Haunting the Machine: Time, Empire, Imprisonment
“Haunting is one way in which abusive systems of power make themselves known and their impacts felt in everyday life, especially when they are supposedly over and done with (slavery, for instance) or when their oppressive nature is denied (as in free labor or national security).” (xvi) Avery Gordon, Ghostly Matters (1997)
“Probably someone is prey in all of our encounters. / You won’t admit it. The names alive are like the names/ In graves.” Terrance Hayes, “probably twilight makes blackness dangerous” (2017)
“If all the dead exist in the underworld, does the underworld occur outside of time, [...] can you state for the record the moan you heard the ghosts emit across the nation-state” Ken Chen, “Locate” (2019)
Hauntings and ghosts - present absences and absent presences – have preoccupied the human imaginary, across cultures and religions, for centuries. Most recently, in the literature of colonialism, imperialism, migration, incarceration, and war, ghosts have often been summoned as reminders of pasts not yet past, violent histories refusing to be forgotten, and ways of being resistant to our modern ways. In our present, which is necessarily haunted by histories of colonialism, indigenous dispossession, slavery, and imperialism, a ghost can be a metaphor: that which haunts our present, which we thought was past but isn’t, which demands our attention. It can also be an insight: time is not always neatly divisible into past, present, and future; we do not all inhabit the same moment in time. Finally, it can be a stubborn absence: someone who has left us or will not leave us but with whom we may yet wish to remain.
In this class, we will engage with hauntings (as metaphors, as figures not-present, and as a process) across contemporary literary texts, poems, film, and other media in order to ask not “what is a ghost?” or “are ghosts real?” but rather questions like:
- What does a haunting do to time and history in texts, and how does it change our understanding of these concepts?
- How do writers (or composers, more broadly) bring ghosts into their works in order to make particular claims about the past, present, and future of colonialism?
- Which spaces are haunted? How does a haunting re-define a place? What may we learn from a haunting?
- What forms of haunting do modern technologies enable (“ghosting”, digital surveillance)? And conversely, how may we read ghosts as transcending the hold of modern technologies?

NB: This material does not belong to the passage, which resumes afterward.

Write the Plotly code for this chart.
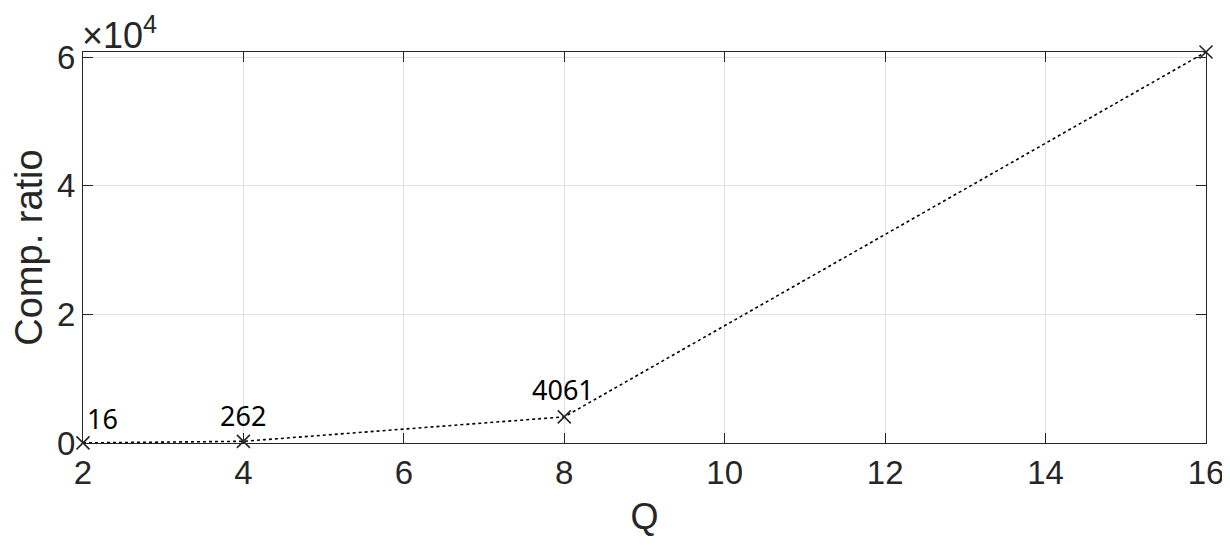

- Finally, what does the concept of a haunting allow us to do in our writing, how may we tell stories about hauntings in critical and accountable ways?
Most importantly, we will constantly harness our learning to the task of developing accountable and critical reading and writing skills. This is a writing class, and we will be writing a lot. Together, we will learn how to: develop focused questions about texts; locate and analyze important claims made by texts; develop critical and well-formed argument based on critical readings of texts; reach our audiences while responding to our rhetorical situation in an effective, and impactful manner; and finally, revising our writing through feedback from peers and self-reflection. In developing a strong compositional practice, we will work towards four major course outcomes:
Outcome 1: Develop the ability to recognize and compose for different audiences and contexts
Outcome 2: Incorporate multiple types of evidence in order to generate and support our compositions
Outcome 3: Produce complex, persuasive arguments that demonstrate stake and value
Outcome 4: Learn strategies that will allow us to revise and edit our compositions both effectively and efficiently
To this end, we will be working with not only literary texts but also film, visual art, music, and other pop culture artifacts. Through these texts, we will explore how composers effectively negotiate their hybrid identities and subjectivities to make persuasive, stakes-driven claims in their works. We will also, and especially, be interested in how they experiment with different genres and modalities to articulate stronger arguments.
An important note: This class will partly be co-taught in collaboration with ENGL 131 B3. We will join classes in order to have deeper inter-class conversations around accountability, learning in collaboration, and working across and through differences in order to think through the critical questions we develop as a class. As such, this process is experimental and requires full and committed participation from all students. Your final project in this class will necessarily be developed through this inter-class collaboration.
The skills that we will develop over the course of this quarter will help us create an intentional and responsible writing practice which will translate across discipline and context. This is a writing course that satisfies the university’s composition requirement (the “C” designation). All “C” courses at the UW are designed to develop your strategic organization and expression or ideas—both in your original work and in response to the works of others. To achieve this, please be prepared to read and/or write in preparation for every class meeting.